LIQUIDITY AND CAPITAL RESOURCES
Cash as of September 30, 2009 amounted to $99,225, as compared with $225,767 as of December 31, 2008, a decrease of $126,542.
Accounts receivable decreased as of September 30, 2009 as compared to December
31, 2008 primarily due to a $234,000 account receivable that has been
accumulating for a longer than usual period of time as of December 31, 2008. The
longer payment period resulted from our Company being processed by our customer
as a vendor in connection with that contract. Many times, payments for new
programs or customers take longer to be paid.
Accounts payable increased as of September 30, 2009 as compared to December 31, 2008 primarily due costs related to the performance of one of the Company's long term design contracts.
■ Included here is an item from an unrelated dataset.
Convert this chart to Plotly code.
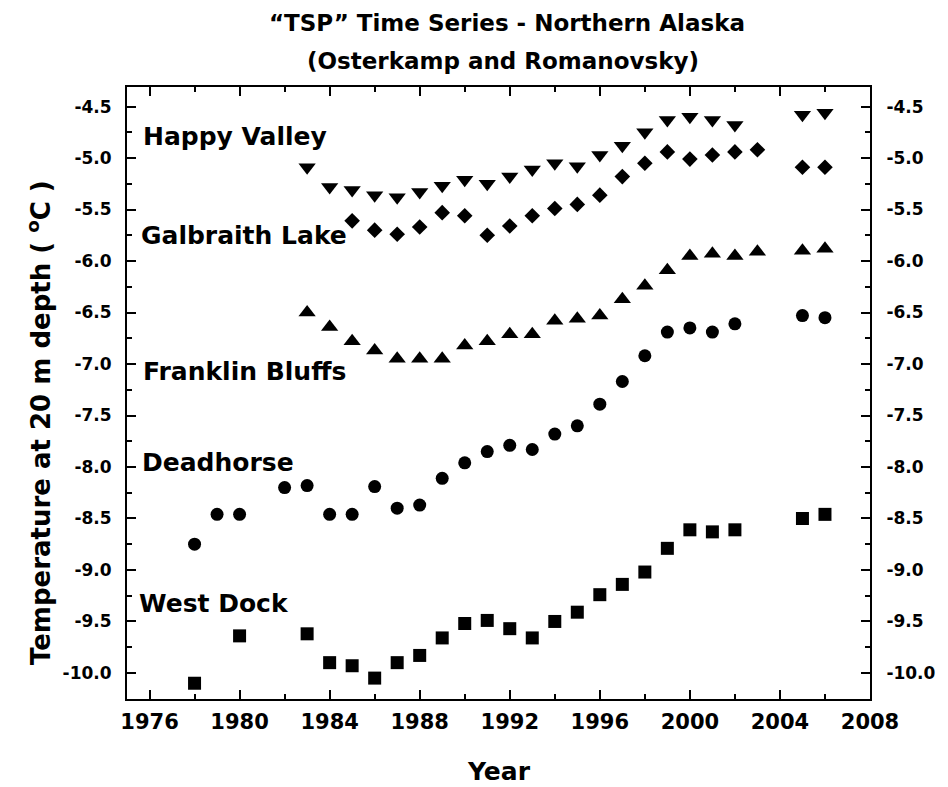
import plotly.graph_objects as go

# TSP borehole temperatures at 20 m depth, northern Alaska
hv_years = [1983, 1984, 1985, 1986, 1987, 1988, 1989, 1990, 1991, 1992, 1993,
            1994, 1995, 1996, 1997, 1998, 1999, 2000, 2001, 2002, 2005, 2006]
hv_temp = [-5.09, -5.28, -5.31, -5.36, -5.38, -5.33, -5.27, -5.21, -5.25, -5.18,
           -5.11, -5.05, -5.08, -4.97, -4.88, -4.75, -4.63, -4.60, -4.63, -4.68,
           -4.58, -4.56]

gl_years = [1985, 1986, 1987, 1988, 1989, 1990, 1991, 1992, 1993, 1994, 1995,
            1996, 1997, 1998, 1999, 2000, 2001, 2002, 2003, 2005, 2006]
gl_temp = [-5.61, -5.70, -5.74, -5.67, -5.53, -5.56, -5.75, -5.66, -5.56, -5.49,
           -5.45, -5.36, -5.18, -5.05, -4.94, -5.01, -4.97, -4.94, -4.92, -5.09,
           -5.09]

fb_years = [1983, 1984, 1985, 1986, 1987, 1988, 1989, 1990, 1991, 1992, 1993,
            1994, 1995, 1996, 1997, 1998, 1999, 2000, 2001, 2002, 2003, 2005, 2006]
fb_temp = [-6.50, -6.64, -6.78, -6.87, -6.95, -6.95, -6.95, -6.82, -6.78, -6.71,
           -6.71, -6.58, -6.56, -6.53, -6.37, -6.24, -6.09, -5.95, -5.93, -5.95,
           -5.91, -5.90, -5.88]

dh_years = [1978, 1979, 1980, 1982, 1983, 1984, 1985, 1986, 1987, 1988, 1989,
            1990, 1991, 1992, 1993, 1994, 1995, 1996, 1997, 1998, 1999, 2000,
            2001, 2002, 2005, 2006]
dh_temp = [-8.75, -8.46, -8.46, -8.20, -8.18, -8.46, -8.46, -8.19, -8.40, -8.37,
           -8.11, -7.96, -7.85, -7.79, -7.83, -7.68, -7.60, -7.39, -7.17, -6.92,
           -6.69, -6.65, -6.69, -6.61, -6.53, -6.55]

wd_years = [1978, 1980, 1983, 1984, 1985, 1986, 1987, 1988, 1989, 1990, 1991,
            1992, 1993, 1994, 1995, 1996, 1997, 1998, 1999, 2000, 2001, 2002,
            2005, 2006]
wd_temp = [-10.10, -9.64, -9.62, -9.90, -9.93, -10.05, -9.90, -9.83, -9.66,
           -9.52, -9.49, -9.57, -9.66, -9.50, -9.41, -9.24, -9.14, -9.02, -8.79,
           -8.61, -8.63, -8.61, -8.50, -8.46]

# y tick values; labels written with a plain hyphen like the original
y_ticks = [-10.0, -9.5, -9.0, -8.5, -8.0, -7.5, -7.0, -6.5, -6.0, -5.5, -5.0, -4.5]
y_ticktext = ["%.1f" % v for v in y_ticks]

# site names and the (year, temp) spot where each one sits
site_names = ["Happy Valley", "Galbraith Lake", "Franklin Bluffs", "Deadhorse", "West Dock"]
site_label_x = [1975.72, 1975.6, 1975.72, 1975.65, 1975.52]
site_label_y = [-4.79, -5.75, -7.07, -7.96, -9.33]

X_RANGE = [1975, 2008]
Y_RANGE = [-10.253, -4.31]

W, H = 948, 787
M = dict(l=127, r=69, t=87, b=88)
PLOT_W = W - M["l"] - M["r"]
PLOT_H = H - M["t"] - M["b"]

BOLD = "DejaVu Sans"

series = [
    (hv_years, hv_temp, "triangle-down", 15),
    (gl_years, gl_temp, "diamond", 12),
    (fb_years, fb_temp, "triangle-up", 15),
    (dh_years, dh_temp, "circle", 13),
    (wd_years, wd_temp, "square", 13),
]

fig = go.Figure()
for x, y, sym, size in series:
    fig.add_trace(go.Scatter(x=x, y=y, mode="markers", showlegend=False,
                             marker=dict(symbol=sym, size=size, color="black",
                                         line_width=0)))
# invisible trace so the right-hand axis gets drawn
fig.add_trace(go.Scatter(x=[1990], y=[-7], yaxis="y2", mode="markers",
                         marker=dict(opacity=0), showlegend=False,
                         hoverinfo="skip"))

axis_common = dict(showline=True, linewidth=2, linecolor="black",
                   ticks="inside", ticklen=9, tickwidth=2, tickcolor="black",
                   showgrid=False, zeroline=False)
y_minor = dict(dtick=0.25, tick0=-10, ticks="inside", ticklen=5,
               tickwidth=2, tickcolor="black")
y_font = dict(family=BOLD, size=17, color="black", weight="bold")

fig.update_layout(
    width=W, height=H,
    paper_bgcolor="white", plot_bgcolor="white",
    margin=M,
    xaxis=dict(range=X_RANGE, dtick=4, tick0=1976, mirror="ticks",
               ticklabelstandoff=3,
               tickfont=dict(family=BOLD, size=21, color="black", weight="bold"),
               minor=dict(dtick=2, tick0=1976, ticks="inside", ticklen=5,
                          tickwidth=2, tickcolor="black"),
               **axis_common),
    yaxis=dict(range=Y_RANGE, tickvals=y_ticks, ticktext=y_ticktext,
               ticklabelstandoff=10, tickfont=y_font, minor=y_minor,
               **axis_common),
    yaxis2=dict(range=Y_RANGE, tickvals=y_ticks, ticktext=y_ticktext,
                overlaying="y", side="right", ticklabelstandoff=11,
                tickfont=y_font, minor=y_minor, **axis_common),
)

for name, lx, ly in zip(site_names, site_label_x, site_label_y):
    fig.add_annotation(x=lx, y=ly, text=name, showarrow=False, xanchor="left",
                       yanchor="middle", xshift=-2,
                       font=dict(family=BOLD, size=25, color="black", weight="bold"))


def px_x(px):
    return (px - M["l"]) / PLOT_W


def px_y(py):
    return (H - M["b"] - py) / PLOT_H


title_font = dict(family=BOLD, size=23, color="black", weight="bold")
fig.add_annotation(xref="paper", yref="paper", x=px_x(512), y=px_y(23),
                   text="\u201cTSP\u201d Time Series - Northern Alaska",
                   showarrow=False, font=title_font, yanchor="middle")
fig.add_annotation(xref="paper", yref="paper", x=px_x(508), y=px_y(61),
                   text="(Osterkamp and Romanovsky)",
                   showarrow=False, font=title_font, yanchor="middle")
fig.add_annotation(xref="paper", yref="paper", x=px_x(504), y=px_y(771),
                   text="Year", showarrow=False, yanchor="middle",
                   font=dict(family=BOLD, size=25, color="black", weight="bold"))
fig.add_annotation(xref="paper", yref="paper", x=px_x(38), y=px_y(423),
                   text="Temperature at 20 m depth ( <sup>o</sup>C )",
                   textangle=-90, showarrow=False, xanchor="center",
                   font=dict(family=BOLD, size=26, color="black", weight="bold"))

# drop the browser's default body margin so the figure sits at the page origin
fig.write_html("out.html", config={"displayModeBar": False},
               post_script="document.body.style.margin='0';")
In this contract we are at a point in which we have to spend significant outlays in order to complete a phase.
We lease a 10,300 square foot operating facility under a lease term that commenced March 1, 2009 and expires February 28, 2011. Minimum lease payments remaining for this facility total $70,040.
We will continue to finance our operations mainly from the cash provided from operating activities. Management believes that we will execute significant portions of our backlog in the next twelve months, and proceeds from those sales are expected to fund most of our operations. As of September 30, 2009, we had a backlog of approximately $6,993,504. In some of these orders, we collect revenues as we progress on the project and in some cases we can collect advances from our customers in order to pay for material and/or labor for those projects. In another contract, for $904,200 the Company has negotiated with the customer to provide an advance of 25% of the total billings in order to alleviate the working capital burden. Additionally, management is expecting, although there can be no assurance, that additional orders will be received.
We issued three new private capital notes and extended two of the original notes, due to mature in one year, payable between June and August 2010 with principal value of $214,474. We believe that we have sufficient funds to repay these note arrangements upon their maturity. In addition, we believe that if needed we will be able to extend some of those notes. Management is considering raising additional cash by issuing debt and/or equity securities.